A Wife's Bunny Barter
Dear Moira Lee,I think my wife might be a monster.
In our previous neighborhood, my wife and I were good friends with our neighbors, who I’ll call Tim and Amy Fredericks. Classic suburbia friendship; kids grew up playing together in the front yard, wife hosted cookouts with Amy, I golfed with Tim on the weekends. A few years back, Tim and Amy mentioned to us that they were looking to add a pet to the family. Nothing as high maintenance as a dog, but something to keep them entertained with the kids away at college. Amy had a penchant for small critters, and it just so happened that another family a few houses from us was selling baby bunnies at the time. My wife and I walked Tim and Amy over to see them- needless to say, Amy fell in love. She bought a bunny, but not before wheedling my wife into getting one as well. They picked out two that were essentially identical in appearance and behavior- fluffy, white, and averse to human touch.

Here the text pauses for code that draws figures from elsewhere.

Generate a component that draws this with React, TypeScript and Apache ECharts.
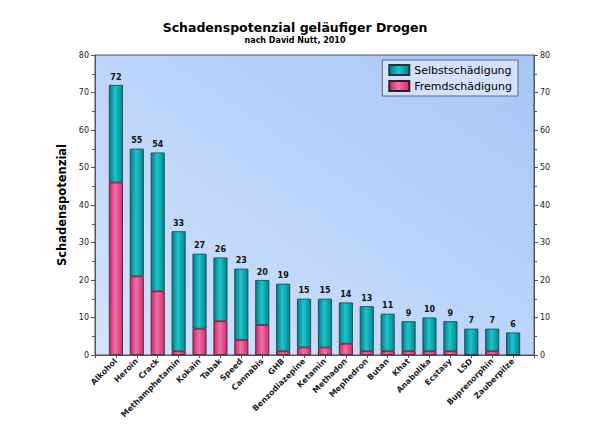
import React, { useEffect, useRef } from "react";
import * as echarts from "echarts";

const categories = [
  "Alkohol", "Heroin", "Crack", "Methamphetamin", "Kokain", "Tabak", "Speed",
  "Cannabis", "GHB", "Benzodiazepine", "Ketamin", "Methadon", "Mephedron",
  "Butan", "Khat", "Anabolika", "Ecstasy", "LSD", "Buprenorphin", "Zauberpilze",
];
const selbst = [26, 34, 37, 32, 20, 17, 19, 12, 18, 13, 13, 11, 12, 10, 8, 9, 8, 7, 6, 6];
const fremd = [46, 21, 17, 1, 7, 9, 4, 8, 1, 2, 2, 3, 1, 1, 1, 1, 1, 0, 1, 0];
const totals = [72, 55, 54, 33, 27, 26, 23, 20, 19, 15, 15, 14, 13, 11, 9, 10, 9, 7, 7, 6];
const yTicks = [0, 10, 20, 30, 40, 50, 60, 70, 80];

const FONT = "DejaVu Sans";

export default function App() {
  const ref = useRef<HTMLDivElement>(null);
  useEffect(() => {
    if (!ref.current) return;
    const chart = echarts.init(ref.current, undefined, { renderer: "svg" });
    const teal = new echarts.graphic.LinearGradient(0, 0, 1, 0, [
      { offset: 0, color: "#007d85" },
      { offset: 0.45, color: "#1fc3cb" },
      { offset: 1, color: "#00868e" },
    ]);
    const pink = new echarts.graphic.LinearGradient(0, 0, 1, 0, [
      { offset: 0, color: "#c42668" },
      { offset: 0.45, color: "#f26fa6" },
      { offset: 1, color: "#cc2f70" },
    ]);
    const bg = new echarts.graphic.LinearGradient(0, 1, 1, 0, [
      { offset: 0, color: "#d3e3fc" },
      { offset: 1, color: "#a6c6f7" },
    ]);
    // pad with an empty slot on each side so bars sit one slot in from the frame
    const cats = ["", ...categories, ""];
    const pad = (arr: number[]) => [null, ...arr, null];
    const yAxisCommon = {
      type: "value" as const,
      min: yTicks[0],
      max: yTicks[yTicks.length - 1],
      interval: 10,
      splitLine: { show: false },
      axisLine: { show: true, lineStyle: { color: "#555", width: 1 } },
      axisTick: { show: true, length: 4, lineStyle: { color: "#555" } },
      minorTick: { show: true, splitNumber: 2, length: 3, lineStyle: { color: "#555" } },
      axisLabel: { fontSize: 8, color: "#222", fontFamily: FONT, margin: 6 },
    };
    chart.setOption({
      animation: false,
      backgroundColor: "#ffffff",
      title: {
        text: "Schadenspotenzial geläufiger Drogen",
        subtext: "nach David Nutt, 2010",
        left: 290,
        textAlign: "center",
        top: 16,
        itemGap: 2,
        textStyle: { fontSize: 12.5, fontWeight: "bold", color: "#000", fontFamily: FONT },
        subtextStyle: { fontSize: 8, fontWeight: "bold", color: "#000", fontFamily: FONT },
      },
      legend: {
        data: ["Selbstschädigung", "Fremdschädigung"],
        orient: "vertical",
        right: 90,
        top: 60,
        icon: "rect",
        itemWidth: 20,
        itemHeight: 10,
        itemGap: 4,
        padding: [4, 6, 4, 6],
        backgroundColor: "rgba(214,228,252,0.9)",
        borderColor: "#666",
        borderWidth: 1,
        borderRadius: 0,
        textStyle: { fontSize: 11, color: "#000", fontFamily: FONT },
      },
      grid: {
        left: 95,
        right: 74,
        top: 55,
        bottom: 76,
        show: true,
        backgroundColor: bg,
        borderColor: "#555",
        borderWidth: 1,
      },
      xAxis: {
        type: "category",
        data: cats,
        boundaryGap: false,
        axisLine: { lineStyle: { color: "#555" } },
        axisTick: { show: true, length: 3, interval: 0, lineStyle: { color: "#555" } },
        axisLabel: {
          rotate: 45,
          interval: 0,
          fontSize: 8,
          fontWeight: "bold",
          color: "#222",
          fontFamily: FONT,
          margin: 5,
        },
      },
      yAxis: [
        {
          ...yAxisCommon,
          position: "left",
          name: "Schadenspotenzial",
          nameLocation: "middle",
          nameGap: 26,
          nameTextStyle: { fontSize: 11.5, fontWeight: "bold", color: "#000", fontFamily: FONT },
        },
        { ...yAxisCommon, position: "right" },
      ],
      series: [
        {
          name: "Fremdschädigung",
          type: "bar",
          stack: "total",
          data: pad(fremd),
          barWidth: 14,
          itemStyle: { color: pink, borderColor: "#3a1a2a", borderWidth: 0.8 },
        },
        {
          name: "Selbstschädigung",
          type: "bar",
          stack: "total",
          data: pad(selbst),
          barWidth: 14,
          itemStyle: { color: teal, borderColor: "#1d3a3c", borderWidth: 0.8 },
          label: {
            show: true,
            position: "top",
            distance: 4,
            fontSize: 8,
            fontWeight: "bold",
            color: "#111",
            fontFamily: FONT,
            formatter: (p: any) => String(totals[p.dataIndex - 1] ?? ""),
          },
        },
      ],
    });
    return () => chart.dispose();
  }, []);
  return (
    <div
      ref={ref}
      style={{ position: "fixed", left: 0, top: 0, width: 608, height: 431 }}
    />
  );
}
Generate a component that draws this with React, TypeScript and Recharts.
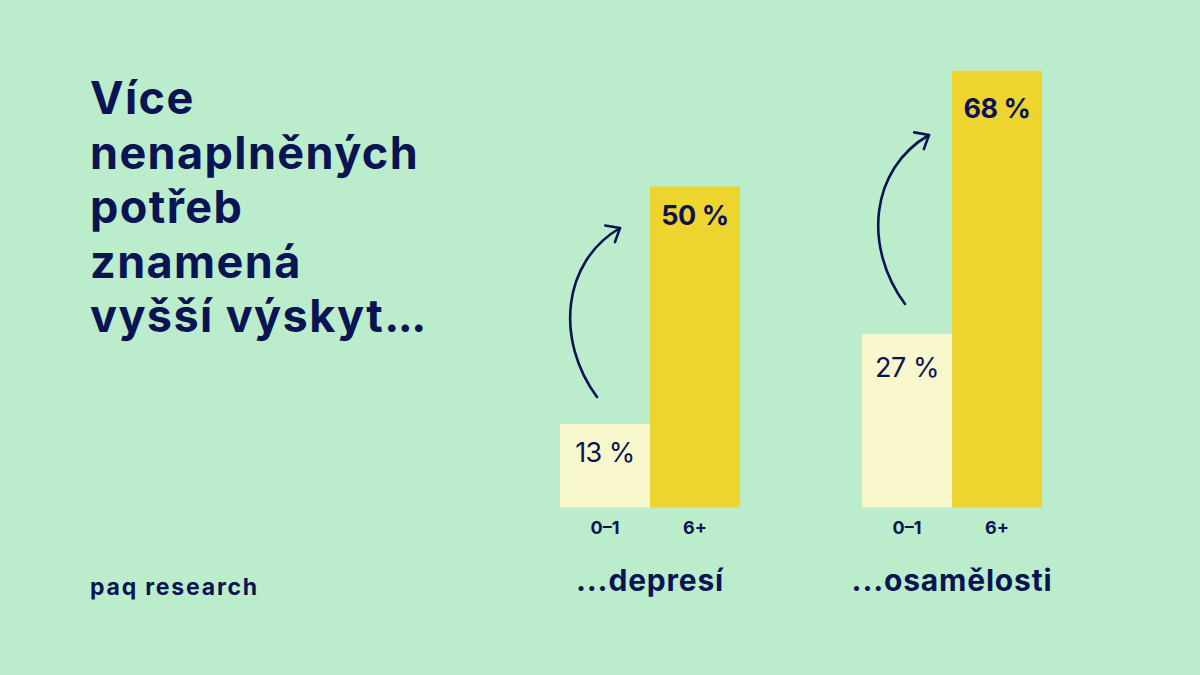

My wife and Amy bonded a lot over raising the bunnies, since our adult children and myself don’t particularly care for them. My wife became the de-facto bunnysitter whenever the Fredericks went on vacation (a position she retained when we moved a half-hour away). A routine bunnysitting affair went awry when my wife accidentally gave Fluffy Fredericks a dose of human Claritin instead of his vitamin supplement- and killed him. My wife’s solution? To bury Fluffy in a nearby woods and swap our rabbit in his place without telling the Fredericks. She wagers they’d never know since they rarely visit our new home.
It’s been months since then, and the Fredericks haven’t noticed a damn thing- my wife’s since returned to take care of our own rabbit. But I’m appalled by the whole charade, and can’t help but feel disgusted over the swap. I don’t want this to ruin my marriage, but I think that what she did was wrong. Help!
Signed, a sickened spouse
Dear Sickened,
Well, that’s quite the harebrained scheme your wife has cooked up there (sorry). But is it worthy of such moral judgment?
If you and the kids were grieving the loss of your pet, I’d be inclined to rebuke your wife’s behavior. However, given that you and your kids “don’t particularly care” for rabbits, it seems that the impact of losing your pet to the Fredericks household is negligible. In fact, it's your wife who had to make the greatest sacrifice- she’s rehomed a beloved pet to another family presumably to keep them happy.
So if you weren’t personally harmed by your wife’s actions, it’s time to assess how they could have harmed others- namely the Fredericks. After all, she killed their rabbit and hid its death. Even I can admit that feels intuitively wrong! According to Jonathan Haidt, possessing an intuitive moral judgment that cannot be rationally justified is called being morally dumbfounded. Those who are morally dumbfounded may have a strong sense that some action or behavior is wrong, but cannot articulate a coherent reason why (Haidt, 2000). Since their beliefs are not backed by logical reasoning, Haidt believes that those who are morally dumbfounded make judgments that are not normatively trustworthy.
We can check if you’re morally dumbfounded by running through some plausible justifications for your judgment. Maybe you think that your wife’s behavior was wrong in that it concealed Fluffy’s death. But why? Admitting to the rabbit’s death would have undoubtedly caused emotional distress to the Fredericks family. I’d imagine it would have greatly strained your wife’s friendship with Amy as well. Comparatively, the current circumstances protect the feelings of everyone involved. So, the concealment isn’t quite morally wrong.
Maybe it’s your ex-rabbit living an imposter life that feels particularly offensive. The Fredericks are caring for and cuddling a fraud. It makes me think of a classic phrase: “what you don’t know can’t hurt you”. With the Fredericks blissfully unaware of their replacement Fluffy, does the deception really matter? Given that the rabbits have identical looks and temperaments, it seems that the Fredericks can continue to reap the benefits of being pet owners regardless of which rabbit sits in the cage. I’d imagine these benefits extend to the rabbit as well, since you didn’t mention a change in its behavior.
With all that out of the way, it seems like being bothered by your wife’s behavior is really just another classic case of being morally dumbfounded- there isn’t a strong way to rationally justify placing a moral judgment upon her. Moral dumbfounding indicates that reasoning doesn’t play a significant role in moral judgments- rather, judgments like yours are the result of intuitive snap decisions (Haidt, 2000). We can’t take these judgments to be fact, which means that you shouldn’t trust your judgment of your wife to be correct. You don’t want this to ruin your marriage, so don’t let it! Your wife’s bunny swap may be a little funny, but it wasn’t a moral crime.